# How many 12 months tourist visas?



## evernow1 (Jun 23, 2010)

Hi everyone,
I'm from France and I love Australia!
I've had one 6 months tourist visa and and four 12 months with every time two to five months in France in between.
Every time I apply I show the immi suficient funds, travel projects and friends invitations. 
Sometimes the immi ask me a few questions when I arrive in Australia and last time I applied someone from the embassy rang me for a phone interview ( Why do I want to go again? What did I do last time I went there? What will I do this time? What will I do when I come back to France?
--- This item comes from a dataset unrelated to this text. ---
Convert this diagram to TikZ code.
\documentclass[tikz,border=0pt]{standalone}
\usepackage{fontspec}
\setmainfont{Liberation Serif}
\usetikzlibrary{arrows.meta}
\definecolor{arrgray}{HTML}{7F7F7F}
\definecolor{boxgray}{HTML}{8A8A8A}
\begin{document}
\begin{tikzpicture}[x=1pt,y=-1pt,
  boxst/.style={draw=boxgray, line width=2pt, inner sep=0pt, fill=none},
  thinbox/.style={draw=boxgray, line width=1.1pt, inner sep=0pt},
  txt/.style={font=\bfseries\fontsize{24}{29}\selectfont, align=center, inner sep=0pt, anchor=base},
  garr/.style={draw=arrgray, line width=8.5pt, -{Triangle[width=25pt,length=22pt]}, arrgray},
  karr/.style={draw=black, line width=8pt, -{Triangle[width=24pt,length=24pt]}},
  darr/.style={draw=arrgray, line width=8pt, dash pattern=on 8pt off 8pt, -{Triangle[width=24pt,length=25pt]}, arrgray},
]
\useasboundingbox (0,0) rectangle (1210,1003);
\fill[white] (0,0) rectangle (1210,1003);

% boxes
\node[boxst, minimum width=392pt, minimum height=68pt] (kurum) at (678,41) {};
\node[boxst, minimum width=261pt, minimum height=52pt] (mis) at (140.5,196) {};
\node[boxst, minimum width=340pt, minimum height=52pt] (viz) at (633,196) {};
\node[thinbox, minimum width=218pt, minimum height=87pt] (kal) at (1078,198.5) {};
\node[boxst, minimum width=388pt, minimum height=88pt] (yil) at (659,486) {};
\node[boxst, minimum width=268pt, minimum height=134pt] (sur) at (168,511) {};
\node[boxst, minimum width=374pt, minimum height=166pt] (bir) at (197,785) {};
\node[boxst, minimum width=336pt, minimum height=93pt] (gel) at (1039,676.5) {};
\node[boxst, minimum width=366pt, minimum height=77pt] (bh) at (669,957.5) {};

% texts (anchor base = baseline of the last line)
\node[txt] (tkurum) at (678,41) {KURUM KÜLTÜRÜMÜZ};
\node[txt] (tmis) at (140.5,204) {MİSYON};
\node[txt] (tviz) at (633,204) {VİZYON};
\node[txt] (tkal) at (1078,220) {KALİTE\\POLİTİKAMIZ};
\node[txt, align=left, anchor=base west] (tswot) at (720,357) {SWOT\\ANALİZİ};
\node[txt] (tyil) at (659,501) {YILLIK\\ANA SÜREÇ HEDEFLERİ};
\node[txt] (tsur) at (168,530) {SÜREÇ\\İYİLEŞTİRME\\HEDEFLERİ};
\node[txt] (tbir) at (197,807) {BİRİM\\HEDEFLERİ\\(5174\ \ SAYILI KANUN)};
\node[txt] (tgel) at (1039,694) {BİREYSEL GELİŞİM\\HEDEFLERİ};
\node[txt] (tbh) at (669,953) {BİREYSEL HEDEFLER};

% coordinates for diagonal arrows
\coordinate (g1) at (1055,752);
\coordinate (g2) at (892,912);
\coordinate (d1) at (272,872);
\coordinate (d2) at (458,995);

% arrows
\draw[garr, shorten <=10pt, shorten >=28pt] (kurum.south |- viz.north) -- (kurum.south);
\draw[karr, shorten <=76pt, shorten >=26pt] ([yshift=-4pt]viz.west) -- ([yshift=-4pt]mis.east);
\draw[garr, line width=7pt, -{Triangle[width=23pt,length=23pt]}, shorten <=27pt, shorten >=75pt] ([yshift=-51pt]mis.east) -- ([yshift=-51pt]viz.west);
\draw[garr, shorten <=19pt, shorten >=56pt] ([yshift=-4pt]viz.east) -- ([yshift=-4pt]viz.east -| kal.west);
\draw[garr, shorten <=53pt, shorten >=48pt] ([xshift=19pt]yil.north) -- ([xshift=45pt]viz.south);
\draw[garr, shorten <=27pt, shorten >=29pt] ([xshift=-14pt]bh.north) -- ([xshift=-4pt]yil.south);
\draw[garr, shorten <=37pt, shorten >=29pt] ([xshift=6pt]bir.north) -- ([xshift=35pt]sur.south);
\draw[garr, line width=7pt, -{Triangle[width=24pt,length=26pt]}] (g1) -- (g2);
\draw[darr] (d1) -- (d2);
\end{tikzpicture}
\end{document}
How do I get my money?) to finaly accept to give me my 12 months...
I want to go again...
Is there a limit to the number of times I can come back to Australia as a tourist?
Thank you for taking time to answer my question.
E1


----------



## Wanderer (Jun 16, 2007)

There's no limit and if you've shown you have adequate funds and are not doing anything considered possibly illegal then 'there should not be an issue with granting you a visa anytime.
That they rang you last time to check things may at least now have them recognising you are a legitimate traveller who just wants to enjoy some wide open spaces and warmth of susnshine for longer months of the year than France can offer or to get away from the NH winter.
The other reason they could have rung would of course have been suspecting you may go to Australia for seasonal work or whatever but again having adequate funds should allay that.


----------



## evernow1 (Jun 23, 2010)

Thank you! I'll go again! E1


----------